Steroids on the Farm. Chromatography Looks into the Manure

Non-therapeutic drug use in cattle is a controversial and emotive topic that causes divisions between continents. The topic encompasses many different aspects including food safety, consumers’ rights and food labelling.

Recent studies in the United States have highlighted an often forgotten aspect in all of the controversy about the food we eat — the environment. Let’s take a brief look at steroid use in cattle and see how chromatography has helped study steroids down on the farm.

Steroid steaks

Cattle are big business and like any business the aim is to make a profit. That means turning a calf into a fully grown adult and selling the animal for its meat. If the process can be accelerated and the yield increased then the profit is higher — enter steroids.

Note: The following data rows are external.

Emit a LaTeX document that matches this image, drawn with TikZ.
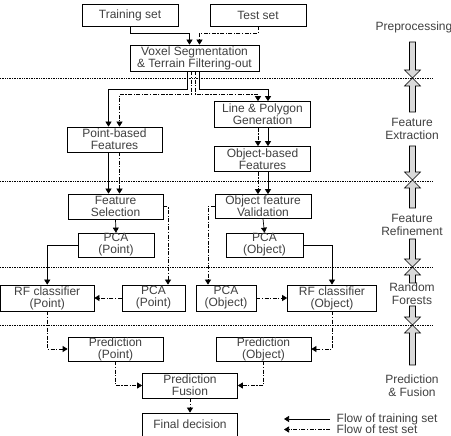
\documentclass[tikz,border=0pt]{standalone}
\usepackage{fontspec}
\setmainfont{Liberation Sans}
\usetikzlibrary{arrows.meta, calc}

\tikzset{
  stage/.style={draw, line width=0.7pt, inner sep=0pt, align=center, text=black!75, font=\fontsize{12}{12}\selectfont},
  train/.style={line width=0.7pt, -{Triangle[length=5pt,width=6pt]}},
  test/.style={train, dash pattern=on 4pt off 1.5pt on 1.2pt off 1.5pt},
  phase/.style={draw, line width=0.6pt, fill=black!15},
  sep/.style={densely dotted, line width=0.7pt},
  phaselabel/.style={align=center, text=black!75, font=\fontsize{12}{13}\selectfont},
}

\begin{document}
\begin{tikzpicture}[x=1pt,y=-1pt]
  \useasboundingbox (0,0) rectangle (451,436);

  % separators between phases
  \draw[sep] (0,78) -- (433,78);
  \draw[sep] (0,181) -- (433,181);
  \draw[sep] (0,267) -- (433,267);
  \draw[sep] (0,325) -- (433,325);

  % boxes
  \node[stage, minimum width=96pt, minimum height=22pt] (train) at (130,15) {Training set};
  \node[stage, minimum width=96pt, minimum height=22pt] (test) at (258,15) {Test set};
  \node[stage, minimum width=129pt, minimum height=26pt] (voxel) at (194.5,58) {Voxel Segmentation\\\& Terrain Filtering-out};
  \node[stage, minimum width=95pt, minimum height=25pt] (pointfeat) at (114.5,139.5) {Point-based\\Features};
  \node[stage, minimum width=96pt, minimum height=26pt] (linepoly) at (262.5,114.5) {Line \& Polygon\\Generation};
  \node[stage, minimum width=96pt, minimum height=25pt] (objfeat) at (262.5,159) {Object-based\\Features};
  \node[stage, minimum width=95pt, minimum height=25pt] (featsel) at (115.5,206.5) {Feature\\Selection};
  \node[stage, minimum width=96pt, minimum height=24pt] (objval) at (263,206.5) {Object feature\\Validation};
  \node[stage, minimum width=76pt, minimum height=24pt] (pcapt) at (116,245) {PCA\\(Point)};
  \node[stage, minimum width=77pt, minimum height=24pt] (pcaobj) at (264.5,245) {PCA\\(Object)};
  \node[stage, minimum width=93.5pt, minimum height=26pt] (rfpt) at (47.25,298) {RF classifier\\(Point)};
  \node[stage, minimum width=63pt, minimum height=26pt] (pcapttest) at (153.5,298) {PCA\\(Point)};
  \node[stage, minimum width=60pt, minimum height=26pt] (pcaobjtest) at (226,298) {PCA\\(Object)};
  \node[stage, minimum width=89pt, minimum height=26pt] (rfobj) at (332,298) {RF classifier\\(Object)};
  \node[stage, minimum width=95pt, minimum height=24pt] (predpt) at (115.5,349) {Prediction\\(Point)};
  \node[stage, minimum width=95pt, minimum height=24pt] (predobj) at (263.5,349) {Prediction\\(Object)};
  \node[stage, minimum width=95pt, minimum height=25pt] (fusion) at (190,385.5) {Prediction\\Fusion};
  \node[stage, minimum width=95pt, minimum height=23pt] (final) at (190,424.5) {Final decision};

  % preprocessing
  \draw[train] (train.south) -- ++(0,7) -| ([xshift=-5pt]voxel.north);
  \draw[test] (test.south) -- ++(0,7) -| ([xshift=5pt]voxel.north);
  \draw[train] ([xshift=-7.5pt]voxel.south) -- ++(0,18) -| ([xshift=-6pt]pointfeat.north);
  \draw[test] ([xshift=-3.5pt]voxel.south) -- ++(0,23) -| ([xshift=5pt]pointfeat.north);
  \draw[test] ([xshift=0.5pt]voxel.south) -- ++(0,23) -| ([xshift=-4.5pt]linepoly.north);
  \draw[train] ([xshift=4.5pt]voxel.south) -- ++(0,18) -| ([xshift=5.5pt]linepoly.north);

  % feature extraction
  \draw[test] ([xshift=-4.5pt]linepoly.south) -- ([xshift=-4.5pt]objfeat.north);
  \draw[train] ([xshift=5.5pt]linepoly.south) -- ([xshift=5.5pt]objfeat.north);
  \draw[train] ([xshift=-6pt]pointfeat.south) -- ([xshift=-7pt]featsel.north);
  \draw[test] ([xshift=5pt]pointfeat.south) -- ([xshift=4pt]featsel.north);
  \draw[test] ([xshift=-4.5pt]objfeat.south) -- ([xshift=-5pt]objval.north);
  \draw[train] ([xshift=5.5pt]objfeat.south) -- ([xshift=5pt]objval.north);

  % feature refinement
  \draw[train] (featsel.south) -- (pcapt.north);
  \draw[train] (objval.south) -- (pcaobj.north);
  \draw[test] (featsel.east) -| ([xshift=14.5pt]pcapttest.north);
  \draw[test] (objval.west) -| ([xshift=-18pt]pcaobjtest.north);

  % random forests
  \draw[train] (pcapt.west) -| (rfpt.north);
  \draw[train] (pcaobj.east) -| (rfobj.north);
  \draw[test] (pcapttest.west) -- (rfpt.east);
  \draw[test] (pcaobjtest.east) -- (rfobj.west);

  % prediction and fusion
  \draw[test] (rfpt.south) |- (predpt.west);
  \draw[test] (rfobj.south) |- (predobj.east);
  \draw[test] (predpt.south) |- (fusion.west);
  \draw[test] (predobj.south) |- (fusion.east);
  \draw[test] (fusion.south) -- (final.north);

  % phase arrows
  \draw[phase] (409.5,42) -- ++(6,0) -- ++(0,28) -- ++(5,0) -- ++(-8,8) -- ++(-8,-8) -- ++(5,0) -- cycle;
  \draw[phase] (409.5,112) -- ++(6,0) -- ++(0,-26) -- ++(5,0) -- ++(-8,-8) -- ++(-8,8) -- ++(5,0) -- cycle;
  \draw[phase] (409.5,146) -- ++(6,0) -- ++(0,26) -- ++(5,0) -- ++(-8,8) -- ++(-8,-8) -- ++(5,0) -- cycle;
  \draw[phase] (409.5,208) -- ++(6,0) -- ++(0,-20) -- ++(5,0) -- ++(-8,-8) -- ++(-8,8) -- ++(5,0) -- cycle;
  \draw[phase] (409.5,239) -- ++(6,0) -- ++(0,20) -- ++(5,0) -- ++(-8,8) -- ++(-8,-8) -- ++(5,0) -- cycle;
  \draw[phase] (409.5,283) -- ++(6,0) -- ++(0,-8) -- ++(5,0) -- ++(-8,-8) -- ++(-8,8) -- ++(5,0) -- cycle;
  \draw[phase] (409.5,306) -- ++(6,0) -- ++(0,11) -- ++(5,0) -- ++(-8,8) -- ++(-8,-8) -- ++(5,0) -- cycle;
  \draw[phase] (409.5,365) -- ++(6,0) -- ++(0,-32) -- ++(5,0) -- ++(-8,-8) -- ++(-8,8) -- ++(5,0) -- cycle;

  % phase labels
  \node[phaselabel] (prelabel) at (414,27) {Preprocessing};
  \node[phaselabel] (extlabel) at (412,129) {Feature\\Extraction};
  \node[phaselabel] (reflabel) at (412,225) {Feature\\Refinement};
  \node[phaselabel] (rflabel) at (412,294) {Random\\Forests};
  \node[phaselabel] (predlabel) at (412,385.5) {Prediction\\\& Fusion};

  % legend
  \node[phaselabel, anchor=west, inner sep=0.5pt] (legtrain) at (336,419) {Flow of training set};
  \node[phaselabel, anchor=west, inner sep=0.5pt] (legtest) at (336,429.5) {Flow of test set};
  \coordinate (legtrainend) at (284,419);
  \coordinate (legtestend) at (284,429.5);
  \draw[train] ([xshift=-6pt]legtrain.west) -- (legtrainend);
  \draw[test] ([xshift=-6pt]legtest.west) -- (legtestend);
\end{tikzpicture}
\end{document}
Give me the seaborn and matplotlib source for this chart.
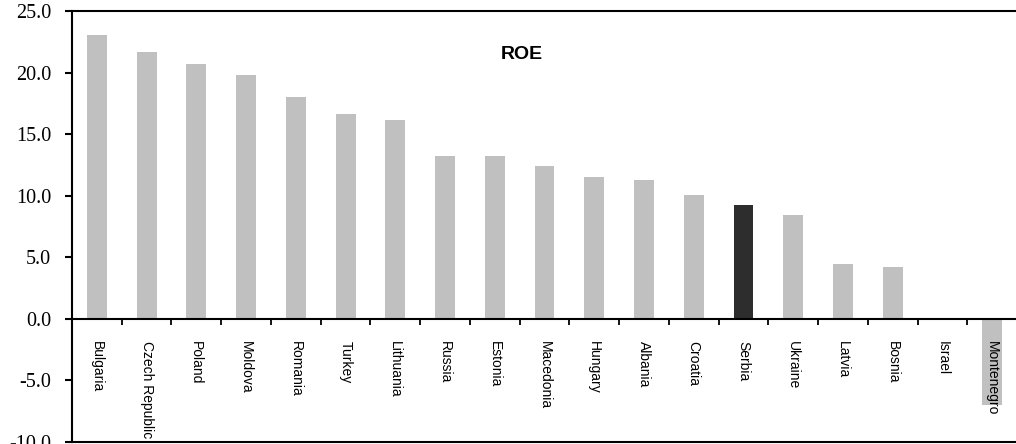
import matplotlib
matplotlib.use("Agg")
import matplotlib.pyplot as plt
import seaborn as sns
import pandas as pd
from matplotlib.ticker import FormatStrFormatter

# Return on equity by country (%)
countries = ["Bulgaria", "Czech Republic", "Poland", "Moldova", "Romania", "Turkey",
             "Lithuania", "Russia", "Estonia", "Macedonia", "Hungary", "Albania",
             "Croatia", "Serbia", "Ukraine", "Latvia", "Bosnia", "Israel", "Montenegro"]
roe = [23.05, 21.7, 20.7, 19.8, 18.0, 16.6, 16.15, 13.2, 13.2, 12.45, 11.55, 11.26,
       10.06, 9.25, 8.47, 4.46, 4.2, 0.0, -7.0]
highlight = "Serbia"
y_ticks = [-10, -5, 0, 5, 10, 15, 20, 25]

grey = "#c0c0c0"
dark = "#2d2d2d"

sns.set_style("ticks")
plt.rcParams["text.color"] = "black"
plt.rcParams["xtick.color"] = "black"
plt.rcParams["ytick.color"] = "black"

df = pd.DataFrame({"country": countries, "roe": roe})
palette = {c: (dark if c == highlight else grey) for c in countries}

fig = plt.figure(figsize=(10.16, 4.44), dpi=100)
ax = fig.add_axes([72 / 1016, 2 / 444, 945 / 1016, 431 / 444])

sns.barplot(data=df, x="country", y="roe", hue="country", palette=palette,
            order=countries, hue_order=countries, width=0.4, legend=False,
            saturation=1, linewidth=0, ax=ax)

ax.set_xlim(-0.5, len(countries) - 0.5)
ax.set_ylim(-10, 25)
ax.set_yticks(y_ticks)
ax.yaxis.set_major_formatter(FormatStrFormatter("%.1f"))
ax.set_xlabel("")
ax.set_ylabel("")
ax.tick_params(axis="x", length=0, labelbottom=False)
ax.tick_params(axis="y", length=5, width=1.5, direction="out", pad=10,
               labelsize=14.5, colors="black")
for lab in ax.get_yticklabels():
    lab.set_fontfamily(["Liberation Serif", "DejaVu Serif"])

for side in ["left", "top", "bottom"]:
    ax.spines[side].set_linewidth(1.5)
    ax.spines[side].set_color("black")
ax.spines["right"].set_visible(False)

# Category axis running along the zero line, drawn above the bars
zero_frac = (0 - (-10)) / (25 - (-10))
sec = ax.secondary_xaxis(zero_frac)
sec.set_zorder(5)
sec.spines["bottom"].set_linewidth(1.5)
sec.spines["bottom"].set_color("black")
positions = list(range(len(countries)))
sec.set_xticks(positions, labels=countries)
sec.set_xticks([p + 0.5 for p in positions[:-1]], minor=True)
sec.tick_params(which="major", length=0, pad=16, labelsize=10, labelrotation=-90,
                colors="black")
sec.tick_params(which="minor", length=4, width=1.3, direction="out", colors="black")
for lab in sec.get_xticklabels():
    lab.set_fontfamily(["Liberation Sans", "DejaVu Sans"])
    lab.set_color("black")

ax.text(0.476, 0.898, "ROE", transform=ax.transAxes, ha="center", va="center",
        fontsize=14, fontweight="bold", color="black",
        family=["Liberation Sans", "DejaVu Sans"])

fig.savefig("out.png", dpi=100)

Steroids are naturally found in cattle — as they are in humans — and both natural and synthetic steroids are administered to cattle to promote growth.

Some of the steroids used promote growth directly — testosterone and its derivatives. Other steroids suppress the cow’s reproductive cycle — progestin — freeing up a cow’s reproductive resources to fuel meat development.

What’s the problem?

The European Union banned the use of growth promoters in cattle in the 1980s — and this includes the importation of meat from animals that have been administered growth promoters — much to the annoyance of the industry in Europe and the USA. The ban was brought in partly because of consumer concerns over the effects steroids in the meat might have on humans.

Meat from animals treated with non-therapeutic steroids has a higher concentration of steroids and steroid metabolites compared with meat from control animals. The US Food and Drug Administration approves the use of non-therapeutic steroids for growth; but other research suggests that digestion of steroids from meat can affect humans — including the foetus during development.

But even if the meat is safe to eat — might there be other impacts of the steroid use?

Dust, manure and runoff

Studies have looked at the impact of steroids released into environment — and at the possible routes into the environment of the steroids used on cattle. Articles published in the journal Environmental Science and Technology considered the manure and runoff from the feedlots of cattle, and also the possible spread of steroids due to the dust blown from feedlots.

Using liquid chromatography in conjunction with mass spectrometry, steroid levels were measured in the samples taken from the environment surrounding cattle farms. The teams reported that runoff and dust dispersed steroids and their metabolites into the environment at a level higher than that found in control groups — which could be a possible public health concern.